Leave the pictures out and retype the lines from the beginning through the line with "const ticksB = [0, 100, 200, 300, 400, 500, 600];", both ends included.
<<<<
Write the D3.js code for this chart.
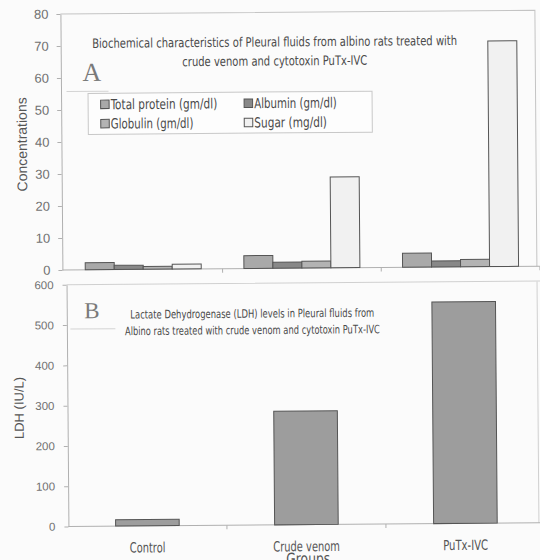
<!DOCTYPE html>
<html>
<head>
<meta charset="utf-8">
<script src="https://cdn.jsdelivr.net/npm/d3@7"></script>
<style>
  html, body { margin: 0; padding: 0; background: #fbfbfb; }
  svg { display: block; }
  text { font-family: "Liberation Sans", Arial, sans-serif; }
  .narrow { font-family: "Liberation Sans Narrow", "DejaVu Sans Condensed", "Liberation Sans", sans-serif; }
</style>
</head>
<body>
<svg id="chart" width="540" height="560"></svg>
<script>
// panel A data
const groups = ["Control", "Crude venom", "PuTx-IVC"];
const seriesA = ["Total protein (gm/dl)", "Albumin (gm/dl)", "Globulin (gm/dl)", "Sugar (mg/dl)"];
const totalProtein = [2.2, 4.0, 4.4];
const albumin = [1.3, 1.9, 1.9];
const globulin = [0.9, 2.1, 2.3];
const sugar = [1.5, 28.4, 70.5];
const ticksA = [0, 10, 20, 30, 40, 50, 60, 70, 80];
// panel B data
const ldh = [16, 282, 550];
const ticksB = [0, 100, 200, 300, 400, 500, 600];

const titleA = ["Biochemical characteristics of Pleural fluids from albino rats treated with",
  "crude venom and cytotoxin PuTx-IVC"];
const titleB = ["Lactate Dehydrogenase (LDH) levels in Pleural fluids from",
  "Albino rats treated with crude venom and cytotoxin PuTx-IVC"];

const colorA = ["#a9a9a9", "#888888", "#b3b3b3", "#f1f1f1"];
const barStroke = "#555";
const axisColor = "#b0b0b0";
const tickText = "#707070";

const svg = d3.select("#chart");
// the source is a slightly tilted scan
const root = svg.append("g").attr("transform", "rotate(-0.45, 270, 280)");

// ---------- panel A ----------
const a = root.append("g").attr("class", "panel-a");
const xA = d3.scaleBand().domain(groups).range([64, 540]).paddingInner(0.269).paddingOuter(0.1345);
const x1A = d3.scaleBand().domain(seriesA).range([0, xA.bandwidth()]);
const yA = d3.scaleLinear().domain([0, 80]).range([268.3, 12.3]);
const valsA = [totalProtein, albumin, globulin, sugar];

// frame
a.append("path")
  .attr("d", `M62.5,${yA(80)}H537V${yA(0)}`)
  .attr("fill", "none").attr("stroke", "#c4c4c4").attr("stroke-width", 1);

const gyA = a.append("g").attr("transform", "translate(62.5,0)")
  .call(d3.axisLeft(yA).tickValues(ticksA).tickSize(4).tickPadding(8).tickSizeOuter(0));
gyA.selectAll("path,line").attr("stroke", axisColor);
gyA.selectAll("text").attr("fill", tickText).style("font-size", "13px");

a.append("line").attr("x1", 62.5).attr("x2", 540).attr("y1", yA(0)).attr("y2", yA(0))
  .attr("stroke", axisColor);
a.selectAll("line.xtick").data(d3.range(1, groups.length + 1)).join("line")
  .attr("class", "xtick")
  .attr("x1", i => xA.range()[0] + i * xA.step()).attr("x2", i => xA.range()[0] + i * xA.step())
  .attr("y1", yA(0)).attr("y2", yA(0) + 4).attr("stroke", axisColor);

const flatA = groups.flatMap((g, gi) => seriesA.map((s, si) => ({ g, s, si, v: valsA[si][gi] })));
a.selectAll("rect.bar").data(flatA).join("rect")
  .attr("class", "bar")
  .attr("x", d => xA(d.g) + x1A(d.s))
  .attr("y", d => yA(d.v))
  .attr("width", x1A.bandwidth())
  .attr("height", d => yA(0) - yA(d.v))
  .attr("fill", d => colorA[d.si])
  .attr("stroke", barStroke).attr("stroke-width", 1);

a.append("text").attr("transform", "translate(23,142.5) rotate(-90)")
  .attr("text-anchor", "middle").attr("dy", "0.35em")
  .attr("fill", "#555").style("font-size", "14px").text("Concentrations");

a.selectAll("text.title").data(titleA).join("text")
  .attr("class", "title narrow")
  .attr("x", 276.5).attr("y", (d, i) => 46.5 + i * 19)
  .attr("text-anchor", "middle")
  .attr("textLength", (d, i) => [365, 185][i]).attr("lengthAdjust", "spacingAndGlyphs")
  .attr("fill", "#4a4a4a").style("font-size", "13px").text(d => d);

a.append("text").attr("x", 84).attr("y", 79.5)
  .style("font-family", "'Liberation Serif', 'DejaVu Serif', serif")
  .style("font-size", "26px").attr("fill", "#7a7a7a").text("A");
a.append("line").attr("x1", 68).attr("x2", 110).attr("y1", 90).attr("y2", 90)
  .attr("stroke", "#d4d4d4");

// legend
const leg = a.append("g");
leg.append("rect").attr("x", 89.5).attr("y", 92).attr("width", 284).attr("height", 41)
  .attr("fill", "#fdfdfd").attr("stroke", "#c8c8c8");
const legItems = leg.selectAll("g.item").data(seriesA).join("g")
  .attr("class", "item")
  .attr("transform", (d, i) => `translate(${[102, 245.5][i % 2]},${[103, 122.3][Math.floor(i / 2)]})`);
legItems.append("rect").attr("x", 0).attr("y", -4.2).attr("width", 8.5).attr("height", 8.5)
  .attr("fill", (d, i) => colorA[i]).attr("stroke", barStroke);
legItems.append("text").attr("class", "narrow").attr("x", 10).attr("dy", "0.36em")
  .attr("textLength", (d, i) => [106.6, 82.7, 82.6, 72.7][i]).attr("lengthAdjust", "spacingAndGlyphs")
  .attr("fill", "#4a4a4a").style("font-size", "14px").text(d => d);

// ---------- panel B ----------
const b = root.append("g").attr("class", "panel-b");
const xB = d3.scaleBand().domain(groups).range([66, 543]).paddingInner(0.6).paddingOuter(0.3);
const yB = d3.scaleLinear().domain([0, 600]).range([524.9, 283.2]);

b.append("path")
  .attr("d", `M66.5,${yB(600)}H540M537,${yB(600)}V${yB(0)}`)
  .attr("fill", "none").attr("stroke", "#d0d0d0").attr("stroke-width", 1);

const gyB = b.append("g").attr("transform", "translate(66.5,0)")
  .call(d3.axisLeft(yB).tickValues(ticksB).tickSize(4).tickPadding(9).tickSizeOuter(0));
gyB.selectAll("path,line").attr("stroke", axisColor);
gyB.selectAll("text").attr("fill", tickText).style("font-size", "11.5px");

b.append("line").attr("x1", 66.5).attr("x2", 540).attr("y1", yB(0)).attr("y2", yB(0))
  .attr("stroke", axisColor);
b.selectAll("line.xtick").data(d3.range(1, groups.length)).join("line")
  .attr("class", "xtick")
  .attr("x1", i => xB.range()[0] + i * xB.step()).attr("x2", i => xB.range()[0] + i * xB.step())
  .attr("y1", yB(0)).attr("y2", yB(0) + 4).attr("stroke", axisColor);

b.selectAll("rect.bar").data(groups).join("rect")
  .attr("class", "bar")
  .attr("x", d => xB(d))
  .attr("y", (d, i) => yB(ldh[i]))
  .attr("width", xB.bandwidth())
  .attr("height", (d, i) => yB(0) - yB(ldh[i]))
  .attr("fill", "#9d9d9d").attr("stroke", barStroke).attr("stroke-width", 1);

b.selectAll("text.cat").data(groups).join("text")
  .attr("class", "cat narrow")
  .attr("x", d => xB(d) + xB.bandwidth() / 2).attr("y", 551.5)
  .attr("text-anchor", "middle")
  .attr("textLength", (d, i) => [35.7, 66.7, 45][i]).attr("lengthAdjust", "spacingAndGlyphs")
  .attr("fill", "#555").style("font-size", "14px").text(d => d);

b.append("text").attr("class", "narrow").attr("x", 306).attr("y", 564.5)
  .attr("text-anchor", "middle").attr("textLength", 44).attr("lengthAdjust", "spacingAndGlyphs")
  .attr("fill", "#555").style("font-size", "16px").text("Groups");

b.append("text").attr("transform", "translate(18,406) rotate(-90)")
  .attr("text-anchor", "middle").attr("dy", "0.35em")
  .attr("fill", "#555").style("font-size", "13px").text("LDH (IU/L)");

b.selectAll("text.title").data(titleB).join("text")
  .attr("class", "title narrow")
  .attr("x", 252).attr("y", (d, i) => 317.5 + i * 16.5)
  .attr("text-anchor", "middle")
  .attr("textLength", (d, i) => [244, 255][i]).attr("lengthAdjust", "spacingAndGlyphs")
  .attr("fill", "#4a4a4a").style("font-size", "11.5px").text(d => d);

b.append("text").attr("x", 84).attr("y", 316.8)
  .style("font-family", "'Liberation Serif', 'DejaVu Serif', serif")
  .style("font-size", "23px").attr("fill", "#7a7a7a").text("B");
b.append("line").attr("x1", 70).attr("x2", 115).attr("y1", 327.5).attr("y2", 327.5)
  .attr("stroke", "#d4d4d4");
</script>
</body>
</html>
>>>>
### COMPLETE OUTPUT
Write the D3.js code for this chart.
<!DOCTYPE html>
<html>
<head>
<meta charset="utf-8">
<script src="https://cdn.jsdelivr.net/npm/d3@7"></script>
<style>
  html, body { margin: 0; padding: 0; background: #fbfbfb; }
  svg { display: block; }
  text { font-family: "Liberation Sans", Arial, sans-serif; }
  .narrow { font-family: "Liberation Sans Narrow", "DejaVu Sans Condensed", "Liberation Sans", sans-serif; }
</style>
</head>
<body>
<svg id="chart" width="540" height="560"></svg>
<script>
// panel A data
const groups = ["Control", "Crude venom", "PuTx-IVC"];
const seriesA = ["Total protein (gm/dl)", "Albumin (gm/dl)", "Globulin (gm/dl)", "Sugar (mg/dl)"];
const totalProtein = [2.2, 4.0, 4.4];
const albumin = [1.3, 1.9, 1.9];
const globulin = [0.9, 2.1, 2.3];
const sugar = [1.5, 28.4, 70.5];
const ticksA = [0, 10, 20, 30, 40, 50, 60, 70, 80];
// panel B data
const ldh = [16, 282, 550];
const ticksB = [0, 100, 200, 300, 400, 500, 600];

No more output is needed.